Start Data lines

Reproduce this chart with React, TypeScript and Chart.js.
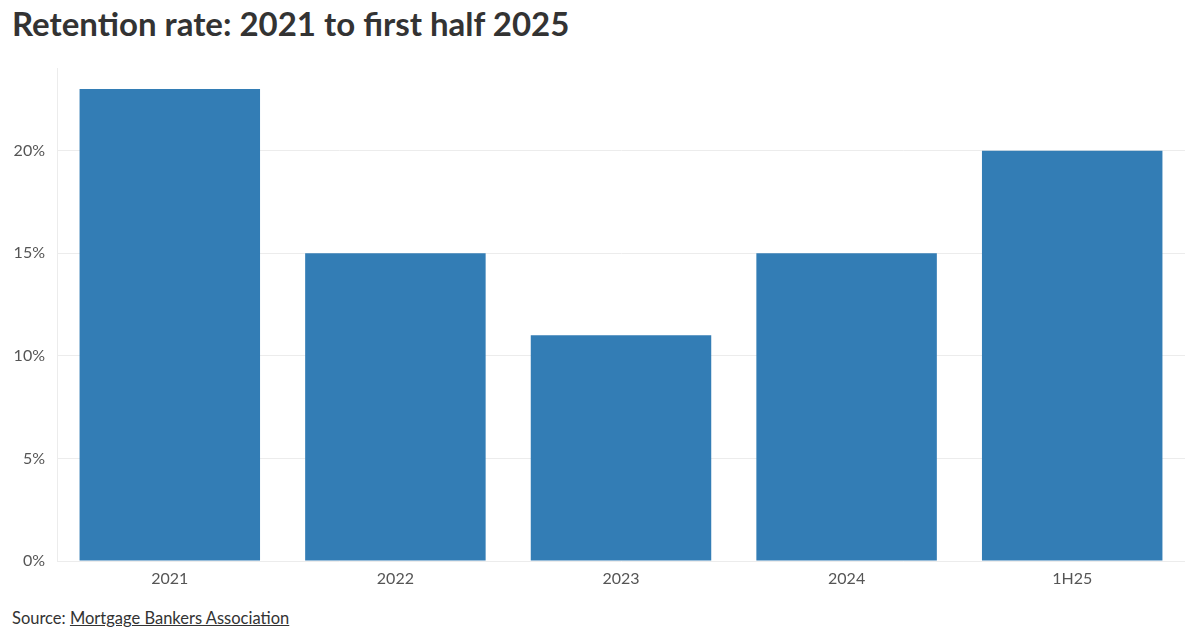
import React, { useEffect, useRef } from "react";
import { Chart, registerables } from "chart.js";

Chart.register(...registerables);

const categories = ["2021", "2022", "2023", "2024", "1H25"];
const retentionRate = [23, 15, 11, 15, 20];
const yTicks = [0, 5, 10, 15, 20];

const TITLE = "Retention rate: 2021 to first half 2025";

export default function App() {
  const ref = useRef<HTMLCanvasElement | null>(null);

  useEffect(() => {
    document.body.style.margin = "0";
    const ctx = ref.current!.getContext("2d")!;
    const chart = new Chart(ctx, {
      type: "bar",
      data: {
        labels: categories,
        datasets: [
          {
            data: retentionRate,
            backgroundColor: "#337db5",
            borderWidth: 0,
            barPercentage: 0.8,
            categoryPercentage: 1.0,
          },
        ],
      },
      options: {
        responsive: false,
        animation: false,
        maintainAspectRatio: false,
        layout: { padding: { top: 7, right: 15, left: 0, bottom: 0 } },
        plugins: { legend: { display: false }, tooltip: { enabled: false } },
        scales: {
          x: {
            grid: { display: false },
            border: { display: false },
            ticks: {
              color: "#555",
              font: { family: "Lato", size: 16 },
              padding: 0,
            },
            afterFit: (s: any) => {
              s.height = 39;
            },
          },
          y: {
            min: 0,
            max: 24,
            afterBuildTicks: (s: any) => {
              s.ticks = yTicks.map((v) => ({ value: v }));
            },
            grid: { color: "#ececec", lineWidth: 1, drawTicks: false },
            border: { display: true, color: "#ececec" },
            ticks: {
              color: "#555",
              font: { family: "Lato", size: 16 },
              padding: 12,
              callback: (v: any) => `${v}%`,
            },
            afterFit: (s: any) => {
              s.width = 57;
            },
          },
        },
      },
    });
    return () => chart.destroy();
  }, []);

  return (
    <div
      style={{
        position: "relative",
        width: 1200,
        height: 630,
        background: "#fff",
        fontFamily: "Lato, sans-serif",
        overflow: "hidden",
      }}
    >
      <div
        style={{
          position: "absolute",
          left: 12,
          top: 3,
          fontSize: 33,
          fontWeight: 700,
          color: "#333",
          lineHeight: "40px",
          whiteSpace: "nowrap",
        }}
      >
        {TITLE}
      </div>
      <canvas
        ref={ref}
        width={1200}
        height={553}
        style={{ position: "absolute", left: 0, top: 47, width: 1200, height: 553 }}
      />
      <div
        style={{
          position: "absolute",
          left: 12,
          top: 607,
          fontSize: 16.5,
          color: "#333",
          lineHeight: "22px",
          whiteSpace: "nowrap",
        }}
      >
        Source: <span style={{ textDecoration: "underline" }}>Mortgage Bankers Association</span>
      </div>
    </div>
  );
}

End Data lines
Start Data lines

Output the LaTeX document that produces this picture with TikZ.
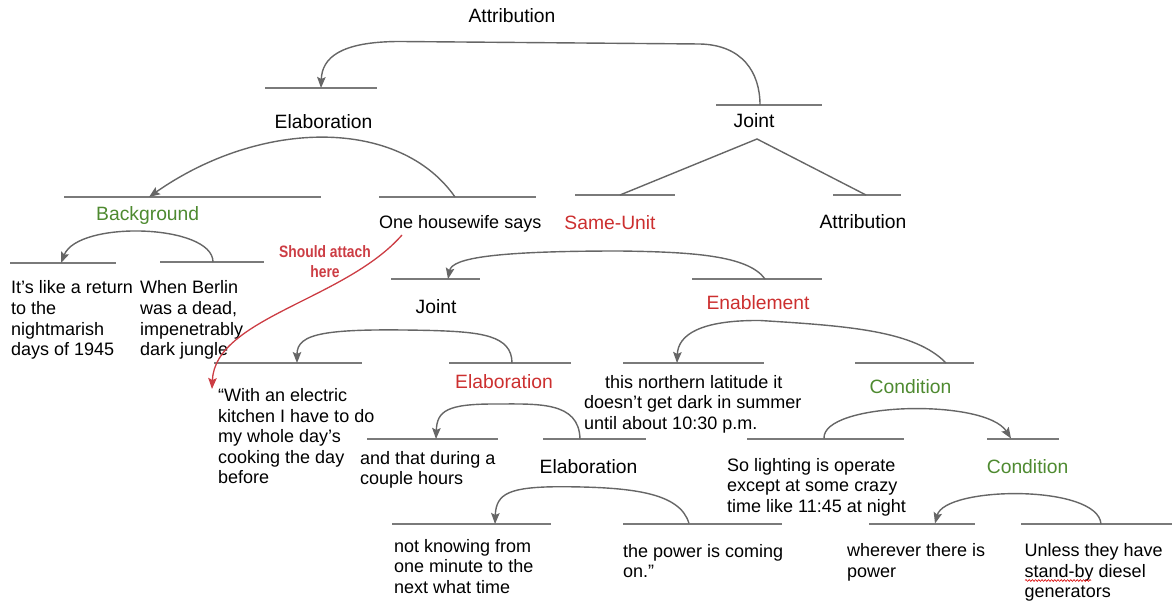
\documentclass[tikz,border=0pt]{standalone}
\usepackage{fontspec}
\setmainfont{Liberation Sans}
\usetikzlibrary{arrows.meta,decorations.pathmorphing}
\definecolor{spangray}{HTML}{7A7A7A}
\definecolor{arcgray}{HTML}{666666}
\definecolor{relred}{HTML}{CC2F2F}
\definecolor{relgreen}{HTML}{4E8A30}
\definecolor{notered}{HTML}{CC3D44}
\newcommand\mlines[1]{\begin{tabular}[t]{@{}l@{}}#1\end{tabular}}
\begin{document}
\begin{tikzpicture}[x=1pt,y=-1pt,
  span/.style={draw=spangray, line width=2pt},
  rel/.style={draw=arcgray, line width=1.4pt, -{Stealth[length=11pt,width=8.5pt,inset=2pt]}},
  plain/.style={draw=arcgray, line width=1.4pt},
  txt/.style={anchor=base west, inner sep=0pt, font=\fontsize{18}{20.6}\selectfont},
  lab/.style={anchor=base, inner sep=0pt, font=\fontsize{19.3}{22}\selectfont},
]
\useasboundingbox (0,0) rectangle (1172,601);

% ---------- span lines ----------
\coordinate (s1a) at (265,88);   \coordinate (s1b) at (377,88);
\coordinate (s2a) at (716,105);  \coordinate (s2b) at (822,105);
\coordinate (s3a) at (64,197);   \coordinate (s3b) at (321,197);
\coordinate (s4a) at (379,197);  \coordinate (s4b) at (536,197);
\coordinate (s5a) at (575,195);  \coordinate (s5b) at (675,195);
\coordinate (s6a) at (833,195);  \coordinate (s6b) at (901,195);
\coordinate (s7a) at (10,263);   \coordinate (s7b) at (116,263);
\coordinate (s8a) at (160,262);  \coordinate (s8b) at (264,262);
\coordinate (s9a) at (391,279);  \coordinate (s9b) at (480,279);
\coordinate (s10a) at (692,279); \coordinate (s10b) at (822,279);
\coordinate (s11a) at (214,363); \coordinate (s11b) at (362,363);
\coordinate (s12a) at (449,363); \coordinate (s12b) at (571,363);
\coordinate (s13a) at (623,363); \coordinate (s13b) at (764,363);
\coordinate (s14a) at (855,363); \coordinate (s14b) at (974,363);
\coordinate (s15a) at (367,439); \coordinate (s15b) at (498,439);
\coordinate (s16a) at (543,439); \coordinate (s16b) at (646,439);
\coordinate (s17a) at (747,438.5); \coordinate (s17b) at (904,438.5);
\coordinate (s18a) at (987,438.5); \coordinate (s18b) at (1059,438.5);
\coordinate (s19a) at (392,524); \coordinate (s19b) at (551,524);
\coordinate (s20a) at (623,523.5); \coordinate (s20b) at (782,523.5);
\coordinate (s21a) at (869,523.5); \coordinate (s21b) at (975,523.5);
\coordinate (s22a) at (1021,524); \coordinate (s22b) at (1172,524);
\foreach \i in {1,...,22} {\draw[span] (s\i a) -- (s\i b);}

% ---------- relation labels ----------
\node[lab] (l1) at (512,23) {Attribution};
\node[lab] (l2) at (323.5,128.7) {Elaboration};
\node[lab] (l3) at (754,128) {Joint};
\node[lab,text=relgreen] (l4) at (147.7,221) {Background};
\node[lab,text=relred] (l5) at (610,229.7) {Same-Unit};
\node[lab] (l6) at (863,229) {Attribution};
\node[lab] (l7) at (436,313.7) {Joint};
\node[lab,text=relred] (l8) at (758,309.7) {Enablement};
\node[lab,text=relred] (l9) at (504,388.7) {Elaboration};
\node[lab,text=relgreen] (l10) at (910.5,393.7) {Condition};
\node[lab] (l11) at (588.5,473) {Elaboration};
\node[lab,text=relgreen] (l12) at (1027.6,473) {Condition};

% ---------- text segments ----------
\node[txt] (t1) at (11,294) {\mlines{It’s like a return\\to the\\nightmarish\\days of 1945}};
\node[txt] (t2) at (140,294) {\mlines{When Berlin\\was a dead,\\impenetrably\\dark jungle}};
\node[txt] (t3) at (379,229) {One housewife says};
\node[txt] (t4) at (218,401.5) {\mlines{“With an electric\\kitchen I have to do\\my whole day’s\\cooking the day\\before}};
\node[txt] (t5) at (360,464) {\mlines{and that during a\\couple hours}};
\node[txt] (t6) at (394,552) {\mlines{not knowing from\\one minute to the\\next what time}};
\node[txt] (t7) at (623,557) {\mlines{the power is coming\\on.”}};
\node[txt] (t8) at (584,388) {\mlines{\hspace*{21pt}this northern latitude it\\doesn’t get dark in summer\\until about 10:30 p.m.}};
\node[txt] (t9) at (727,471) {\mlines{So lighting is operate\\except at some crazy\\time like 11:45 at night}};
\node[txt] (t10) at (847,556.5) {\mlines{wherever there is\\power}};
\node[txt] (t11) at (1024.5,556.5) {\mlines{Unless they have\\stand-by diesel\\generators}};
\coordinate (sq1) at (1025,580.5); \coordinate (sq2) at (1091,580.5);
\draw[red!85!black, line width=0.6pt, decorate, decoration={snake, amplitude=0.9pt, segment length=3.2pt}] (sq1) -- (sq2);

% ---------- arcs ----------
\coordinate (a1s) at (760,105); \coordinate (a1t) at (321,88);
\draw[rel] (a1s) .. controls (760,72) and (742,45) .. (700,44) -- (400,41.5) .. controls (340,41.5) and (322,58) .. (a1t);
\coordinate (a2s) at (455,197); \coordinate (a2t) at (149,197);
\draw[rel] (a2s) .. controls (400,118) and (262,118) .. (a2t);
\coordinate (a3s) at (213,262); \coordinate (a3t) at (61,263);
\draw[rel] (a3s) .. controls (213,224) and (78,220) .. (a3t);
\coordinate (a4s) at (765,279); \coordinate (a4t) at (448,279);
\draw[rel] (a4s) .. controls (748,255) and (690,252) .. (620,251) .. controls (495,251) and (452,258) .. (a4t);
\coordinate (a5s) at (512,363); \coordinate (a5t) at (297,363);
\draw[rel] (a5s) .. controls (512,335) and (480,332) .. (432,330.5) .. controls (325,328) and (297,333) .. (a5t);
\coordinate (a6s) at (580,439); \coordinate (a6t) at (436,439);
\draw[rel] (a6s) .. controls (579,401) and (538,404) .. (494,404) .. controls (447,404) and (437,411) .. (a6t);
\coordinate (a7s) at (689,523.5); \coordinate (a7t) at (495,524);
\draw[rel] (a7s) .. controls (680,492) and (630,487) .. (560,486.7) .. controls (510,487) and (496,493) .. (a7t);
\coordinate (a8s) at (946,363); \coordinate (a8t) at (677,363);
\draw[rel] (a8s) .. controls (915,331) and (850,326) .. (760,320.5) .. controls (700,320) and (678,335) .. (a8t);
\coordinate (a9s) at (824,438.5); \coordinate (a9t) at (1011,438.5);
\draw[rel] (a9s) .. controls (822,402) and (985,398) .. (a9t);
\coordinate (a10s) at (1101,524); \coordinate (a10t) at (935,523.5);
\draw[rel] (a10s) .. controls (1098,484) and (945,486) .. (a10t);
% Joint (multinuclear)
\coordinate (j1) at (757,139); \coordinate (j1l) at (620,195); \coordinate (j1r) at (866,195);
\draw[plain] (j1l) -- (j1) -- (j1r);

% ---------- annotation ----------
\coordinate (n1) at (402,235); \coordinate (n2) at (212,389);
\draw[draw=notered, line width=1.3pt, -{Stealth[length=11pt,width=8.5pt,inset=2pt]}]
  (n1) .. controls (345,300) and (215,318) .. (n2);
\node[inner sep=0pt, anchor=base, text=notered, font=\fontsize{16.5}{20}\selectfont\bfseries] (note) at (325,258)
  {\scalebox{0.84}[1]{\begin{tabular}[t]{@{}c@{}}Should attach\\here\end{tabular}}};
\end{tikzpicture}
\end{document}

End Data lines

[Stated task]
Omit all pictures, and reproduce exactly the lines from the one holding "Output the LaTeX" through the one holding "(0,0) rectangle (1172,601);", both included.

[Output for this task]
Output the LaTeX document that produces this picture with TikZ.
\documentclass[tikz,border=0pt]{standalone}
\usepackage{fontspec}
\setmainfont{Liberation Sans}
\usetikzlibrary{arrows.meta,decorations.pathmorphing}
\definecolor{spangray}{HTML}{7A7A7A}
\definecolor{arcgray}{HTML}{666666}
\definecolor{relred}{HTML}{CC2F2F}
\definecolor{relgreen}{HTML}{4E8A30}
\definecolor{notered}{HTML}{CC3D44}
\newcommand\mlines[1]{\begin{tabular}[t]{@{}l@{}}#1\end{tabular}}
\begin{document}
\begin{tikzpicture}[x=1pt,y=-1pt,
  span/.style={draw=spangray, line width=2pt},
  rel/.style={draw=arcgray, line width=1.4pt, -{Stealth[length=11pt,width=8.5pt,inset=2pt]}},
  plain/.style={draw=arcgray, line width=1.4pt},
  txt/.style={anchor=base west, inner sep=0pt, font=\fontsize{18}{20.6}\selectfont},
  lab/.style={anchor=base, inner sep=0pt, font=\fontsize{19.3}{22}\selectfont},
]
\useasboundingbox (0,0) rectangle (1172,601);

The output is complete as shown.